-------- DATA --------

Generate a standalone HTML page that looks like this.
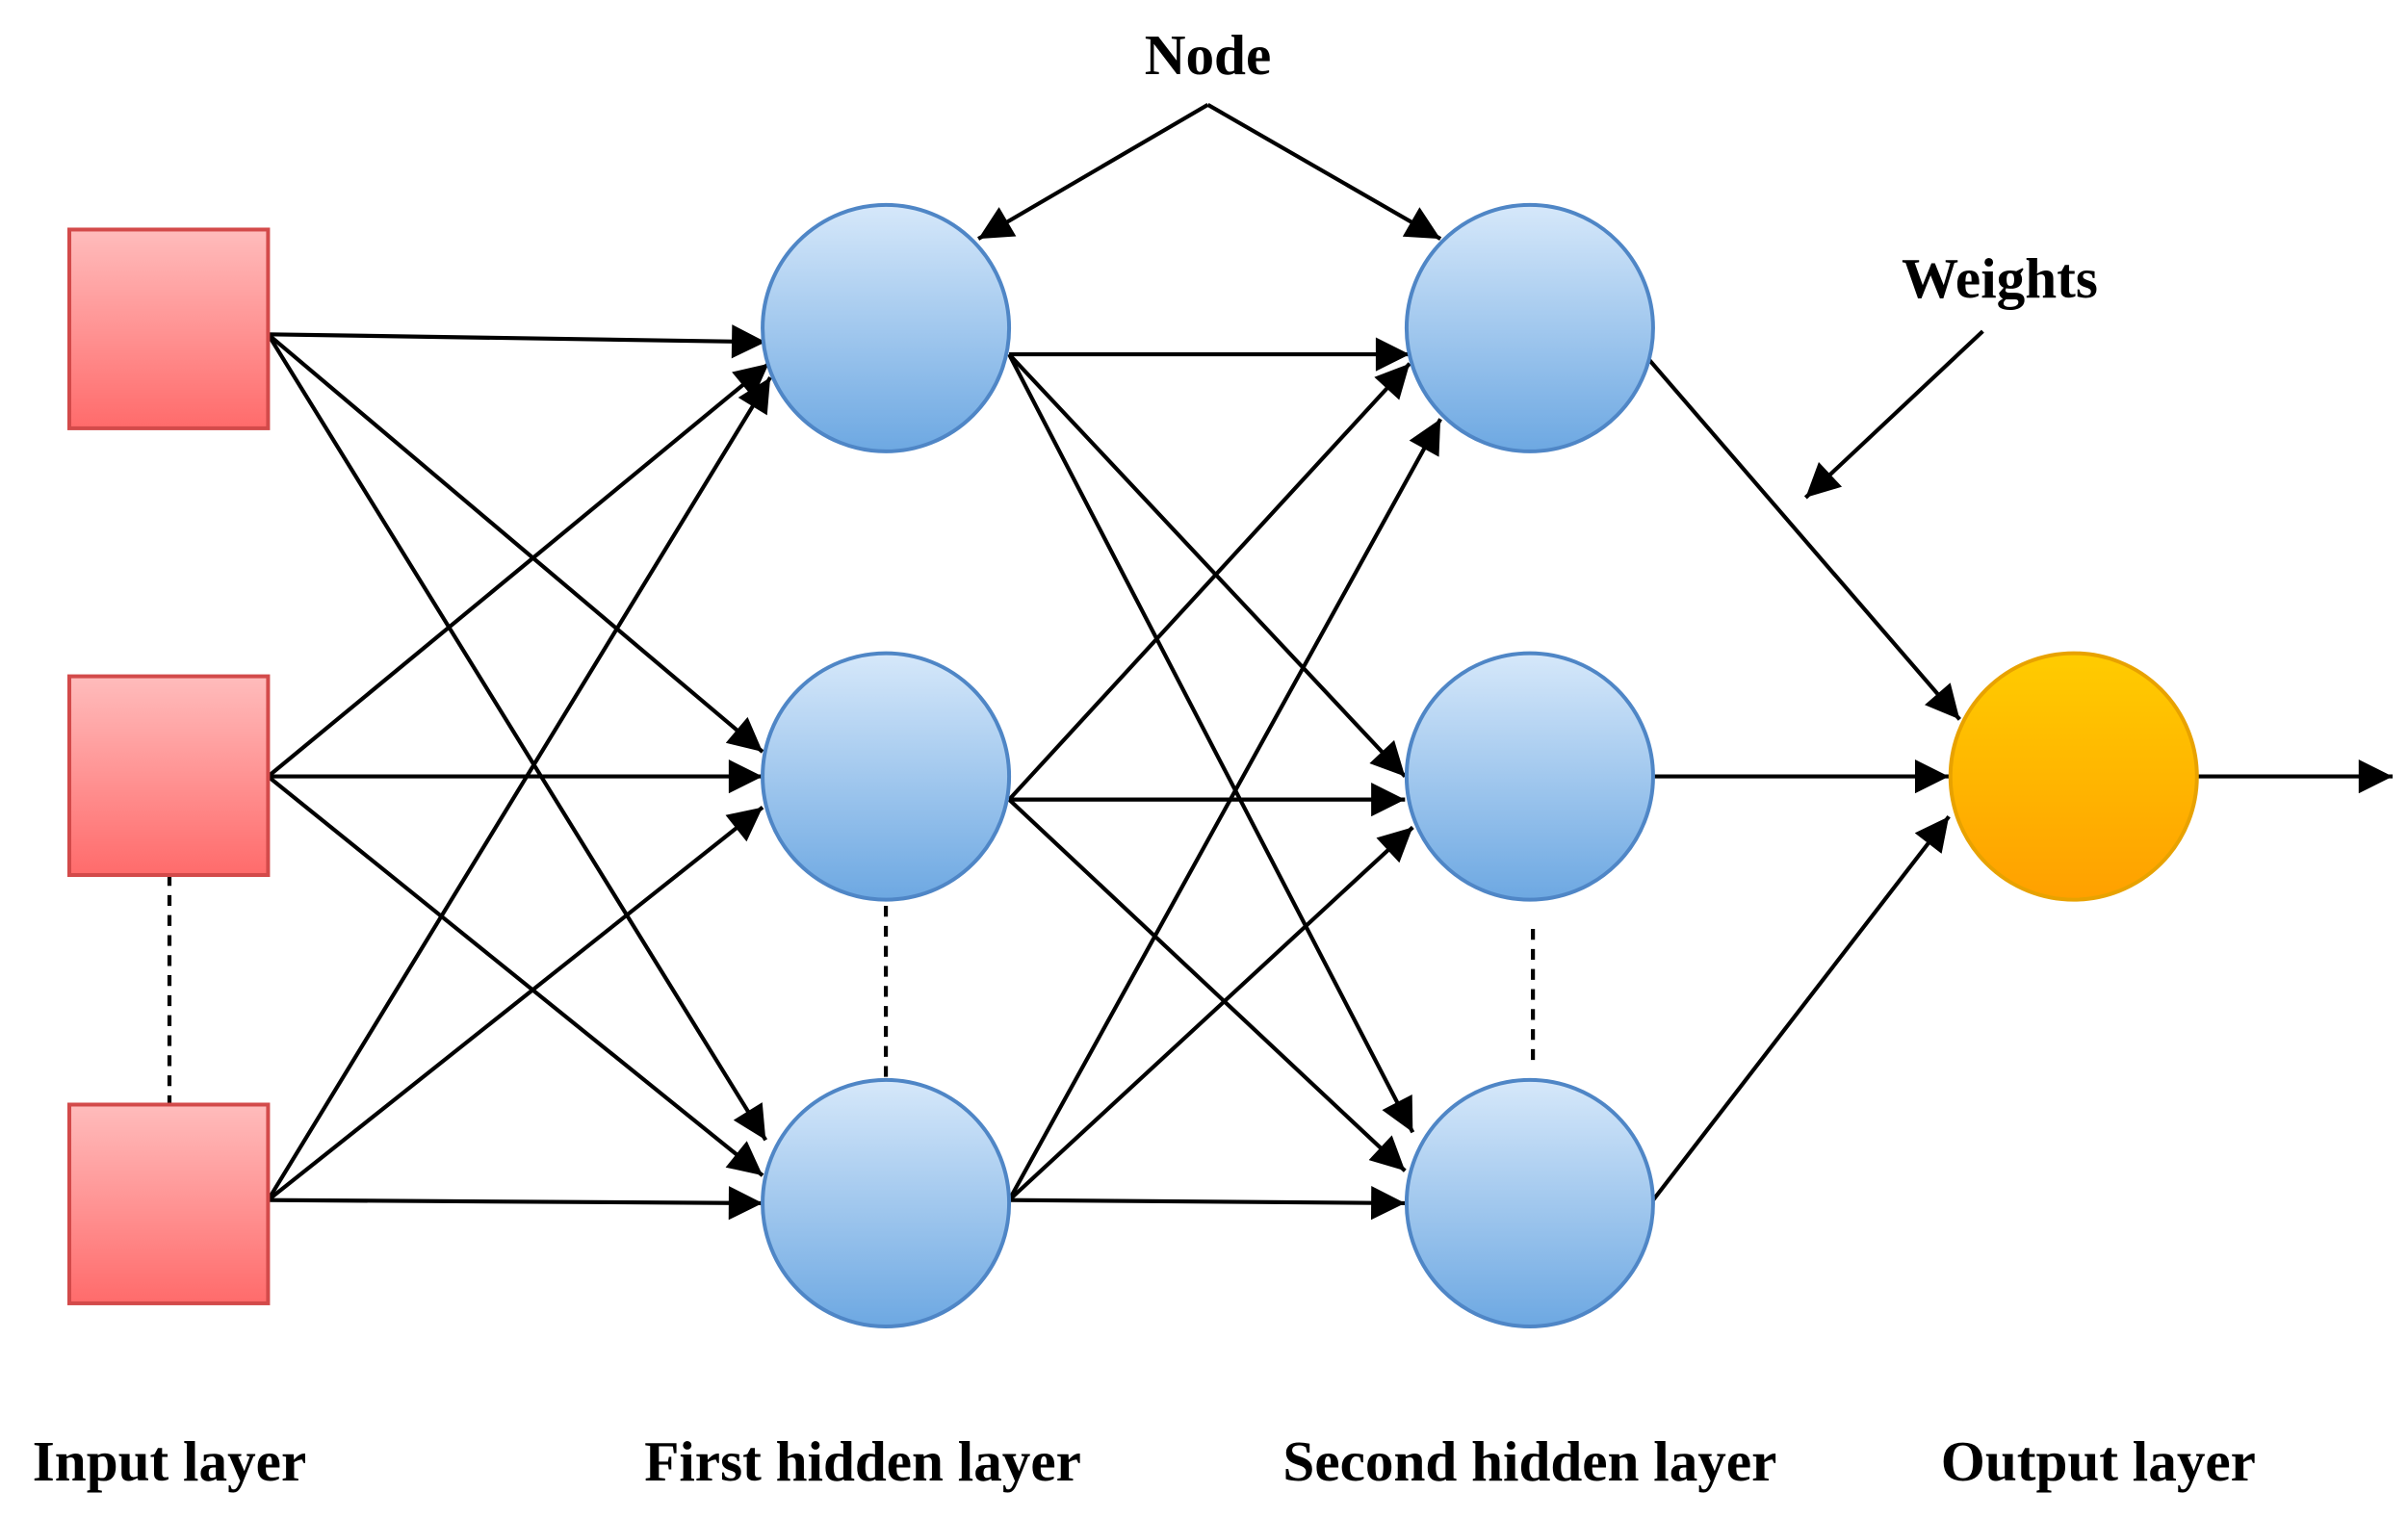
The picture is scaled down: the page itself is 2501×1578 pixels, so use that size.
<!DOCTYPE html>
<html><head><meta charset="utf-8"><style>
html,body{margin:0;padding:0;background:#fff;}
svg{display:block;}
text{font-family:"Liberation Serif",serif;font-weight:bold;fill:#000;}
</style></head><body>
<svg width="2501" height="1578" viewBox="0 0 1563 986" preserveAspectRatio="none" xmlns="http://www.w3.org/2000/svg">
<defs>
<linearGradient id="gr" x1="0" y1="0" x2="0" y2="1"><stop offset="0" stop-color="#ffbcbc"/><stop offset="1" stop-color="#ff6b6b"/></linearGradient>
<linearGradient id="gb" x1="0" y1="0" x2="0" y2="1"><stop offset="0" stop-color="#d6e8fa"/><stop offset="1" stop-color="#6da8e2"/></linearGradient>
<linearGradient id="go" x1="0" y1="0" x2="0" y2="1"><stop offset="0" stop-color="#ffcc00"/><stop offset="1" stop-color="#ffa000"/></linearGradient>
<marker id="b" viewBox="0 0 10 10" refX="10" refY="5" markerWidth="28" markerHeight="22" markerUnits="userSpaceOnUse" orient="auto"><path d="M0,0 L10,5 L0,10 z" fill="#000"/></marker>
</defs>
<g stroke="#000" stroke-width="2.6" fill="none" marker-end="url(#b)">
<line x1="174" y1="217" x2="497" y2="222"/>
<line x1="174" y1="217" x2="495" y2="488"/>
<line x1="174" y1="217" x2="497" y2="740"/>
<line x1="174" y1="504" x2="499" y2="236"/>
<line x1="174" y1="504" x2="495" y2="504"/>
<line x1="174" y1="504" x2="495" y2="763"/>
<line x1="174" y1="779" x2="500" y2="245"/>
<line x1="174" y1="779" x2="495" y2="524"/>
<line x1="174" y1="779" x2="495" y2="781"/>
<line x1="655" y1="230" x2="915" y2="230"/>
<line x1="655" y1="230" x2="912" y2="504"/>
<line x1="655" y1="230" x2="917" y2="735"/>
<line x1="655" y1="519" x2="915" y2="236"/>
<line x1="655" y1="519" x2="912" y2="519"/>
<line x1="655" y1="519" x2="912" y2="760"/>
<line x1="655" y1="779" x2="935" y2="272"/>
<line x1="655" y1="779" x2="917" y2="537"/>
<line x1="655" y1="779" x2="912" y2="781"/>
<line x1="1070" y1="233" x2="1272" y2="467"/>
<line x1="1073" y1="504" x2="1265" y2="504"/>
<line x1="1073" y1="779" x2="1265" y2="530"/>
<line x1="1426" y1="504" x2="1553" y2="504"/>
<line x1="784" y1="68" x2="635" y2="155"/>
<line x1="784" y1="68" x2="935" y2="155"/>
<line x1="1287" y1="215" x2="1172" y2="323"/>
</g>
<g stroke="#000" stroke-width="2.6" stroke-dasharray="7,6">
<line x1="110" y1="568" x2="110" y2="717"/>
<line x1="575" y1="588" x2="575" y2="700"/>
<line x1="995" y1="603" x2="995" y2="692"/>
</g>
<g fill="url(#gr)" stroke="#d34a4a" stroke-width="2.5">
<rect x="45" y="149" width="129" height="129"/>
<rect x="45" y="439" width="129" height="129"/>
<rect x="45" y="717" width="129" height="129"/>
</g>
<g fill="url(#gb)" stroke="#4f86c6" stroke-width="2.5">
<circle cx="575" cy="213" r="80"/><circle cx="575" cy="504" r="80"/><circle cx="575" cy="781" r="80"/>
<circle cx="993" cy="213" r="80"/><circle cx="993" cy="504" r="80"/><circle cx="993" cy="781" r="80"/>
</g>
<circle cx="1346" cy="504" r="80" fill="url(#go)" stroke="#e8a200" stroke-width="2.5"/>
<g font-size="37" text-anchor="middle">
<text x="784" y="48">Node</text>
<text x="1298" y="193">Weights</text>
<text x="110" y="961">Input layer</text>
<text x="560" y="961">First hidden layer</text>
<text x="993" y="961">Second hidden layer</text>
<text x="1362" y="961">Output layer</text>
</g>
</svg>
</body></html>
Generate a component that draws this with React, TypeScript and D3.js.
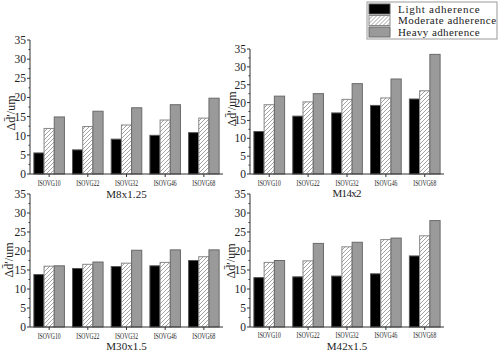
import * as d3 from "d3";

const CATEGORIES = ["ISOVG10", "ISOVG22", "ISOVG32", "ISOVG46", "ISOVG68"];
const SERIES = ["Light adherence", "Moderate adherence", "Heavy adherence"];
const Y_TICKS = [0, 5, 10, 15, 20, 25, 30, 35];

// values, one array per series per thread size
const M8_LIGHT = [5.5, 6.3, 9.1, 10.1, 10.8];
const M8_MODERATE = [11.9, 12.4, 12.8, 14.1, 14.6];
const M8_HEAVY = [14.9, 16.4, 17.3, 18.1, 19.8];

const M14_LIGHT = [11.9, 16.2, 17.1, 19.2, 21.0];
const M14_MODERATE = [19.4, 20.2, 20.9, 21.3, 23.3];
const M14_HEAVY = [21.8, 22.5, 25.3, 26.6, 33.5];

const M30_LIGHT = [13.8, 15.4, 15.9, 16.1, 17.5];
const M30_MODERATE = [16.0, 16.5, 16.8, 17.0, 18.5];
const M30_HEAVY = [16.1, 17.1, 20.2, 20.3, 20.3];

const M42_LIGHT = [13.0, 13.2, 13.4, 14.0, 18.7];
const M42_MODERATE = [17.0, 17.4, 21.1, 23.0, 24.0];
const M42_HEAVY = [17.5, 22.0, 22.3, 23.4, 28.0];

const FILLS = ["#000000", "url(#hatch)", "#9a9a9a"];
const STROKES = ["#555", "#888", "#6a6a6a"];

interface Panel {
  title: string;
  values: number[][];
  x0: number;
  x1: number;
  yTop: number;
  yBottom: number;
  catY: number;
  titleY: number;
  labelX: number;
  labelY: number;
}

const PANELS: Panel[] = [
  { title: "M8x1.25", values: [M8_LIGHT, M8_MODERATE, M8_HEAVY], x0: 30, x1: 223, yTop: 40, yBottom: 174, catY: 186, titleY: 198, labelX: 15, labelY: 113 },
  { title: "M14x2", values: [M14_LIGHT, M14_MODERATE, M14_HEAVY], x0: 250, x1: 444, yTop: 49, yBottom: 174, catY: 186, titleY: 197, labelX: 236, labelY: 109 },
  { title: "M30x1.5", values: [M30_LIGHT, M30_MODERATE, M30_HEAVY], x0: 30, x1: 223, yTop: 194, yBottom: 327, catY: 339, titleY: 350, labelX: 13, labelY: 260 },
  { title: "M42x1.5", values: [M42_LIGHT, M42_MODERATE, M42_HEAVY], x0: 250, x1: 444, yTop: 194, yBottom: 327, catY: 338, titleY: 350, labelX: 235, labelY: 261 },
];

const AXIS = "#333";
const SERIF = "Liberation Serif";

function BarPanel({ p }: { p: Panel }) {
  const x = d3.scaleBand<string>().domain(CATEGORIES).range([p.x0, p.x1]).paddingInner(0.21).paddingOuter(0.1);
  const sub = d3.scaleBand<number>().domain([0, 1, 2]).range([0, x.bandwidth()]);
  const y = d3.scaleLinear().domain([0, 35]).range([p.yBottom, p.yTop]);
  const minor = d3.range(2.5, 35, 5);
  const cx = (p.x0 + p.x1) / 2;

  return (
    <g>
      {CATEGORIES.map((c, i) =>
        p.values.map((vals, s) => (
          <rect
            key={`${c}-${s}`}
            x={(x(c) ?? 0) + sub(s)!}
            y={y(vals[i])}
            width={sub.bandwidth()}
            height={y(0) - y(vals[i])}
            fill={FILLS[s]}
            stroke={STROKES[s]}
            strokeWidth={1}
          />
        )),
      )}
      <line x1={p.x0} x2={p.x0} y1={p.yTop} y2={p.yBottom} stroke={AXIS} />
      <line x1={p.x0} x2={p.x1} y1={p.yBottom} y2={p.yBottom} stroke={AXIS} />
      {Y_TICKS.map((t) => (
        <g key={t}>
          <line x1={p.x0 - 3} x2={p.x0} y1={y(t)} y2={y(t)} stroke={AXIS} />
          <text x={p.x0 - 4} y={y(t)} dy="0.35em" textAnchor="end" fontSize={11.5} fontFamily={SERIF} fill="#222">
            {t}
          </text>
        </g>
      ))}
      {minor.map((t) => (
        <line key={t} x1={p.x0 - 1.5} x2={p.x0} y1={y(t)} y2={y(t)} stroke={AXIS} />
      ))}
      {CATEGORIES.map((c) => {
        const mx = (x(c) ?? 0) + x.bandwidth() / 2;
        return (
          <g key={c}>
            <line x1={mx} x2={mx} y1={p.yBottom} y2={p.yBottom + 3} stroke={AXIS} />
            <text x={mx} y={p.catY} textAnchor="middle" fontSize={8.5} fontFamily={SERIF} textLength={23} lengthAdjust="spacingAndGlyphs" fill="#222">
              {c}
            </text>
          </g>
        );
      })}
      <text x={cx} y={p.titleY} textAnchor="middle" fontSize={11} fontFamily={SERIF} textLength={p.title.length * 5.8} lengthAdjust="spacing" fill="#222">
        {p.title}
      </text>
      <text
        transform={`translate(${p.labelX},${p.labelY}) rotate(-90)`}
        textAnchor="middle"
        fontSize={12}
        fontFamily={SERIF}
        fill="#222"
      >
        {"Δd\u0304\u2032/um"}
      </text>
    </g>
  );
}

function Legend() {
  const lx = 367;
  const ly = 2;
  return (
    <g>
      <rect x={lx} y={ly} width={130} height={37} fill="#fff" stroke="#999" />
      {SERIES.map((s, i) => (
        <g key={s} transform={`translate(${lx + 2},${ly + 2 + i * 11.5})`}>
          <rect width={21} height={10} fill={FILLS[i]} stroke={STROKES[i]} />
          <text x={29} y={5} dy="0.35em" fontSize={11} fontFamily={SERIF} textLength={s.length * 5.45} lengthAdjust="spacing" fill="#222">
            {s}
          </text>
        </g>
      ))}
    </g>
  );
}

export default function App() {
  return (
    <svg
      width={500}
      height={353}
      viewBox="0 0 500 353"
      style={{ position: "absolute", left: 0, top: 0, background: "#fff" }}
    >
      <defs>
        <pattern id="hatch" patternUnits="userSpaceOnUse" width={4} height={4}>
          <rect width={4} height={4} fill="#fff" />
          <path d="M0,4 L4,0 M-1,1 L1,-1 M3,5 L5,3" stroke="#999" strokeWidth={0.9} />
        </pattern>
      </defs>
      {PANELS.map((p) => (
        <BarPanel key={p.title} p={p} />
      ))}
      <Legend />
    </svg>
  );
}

--------

Repeat exactly the lines above, from the line that contains "Generate a component" down through the line that contains "const Y_TICKS = [0, 5, 10, 15, 20, 25, 30, 35];". Include both of those lines and none of the pictures.

*WORKED SOLUTION*:
Generate a component that draws this with React, TypeScript and D3.js.
import * as d3 from "d3";

const CATEGORIES = ["ISOVG10", "ISOVG22", "ISOVG32", "ISOVG46", "ISOVG68"];
const SERIES = ["Light adherence", "Moderate adherence", "Heavy adherence"];
const Y_TICKS = [0, 5, 10, 15, 20, 25, 30, 35];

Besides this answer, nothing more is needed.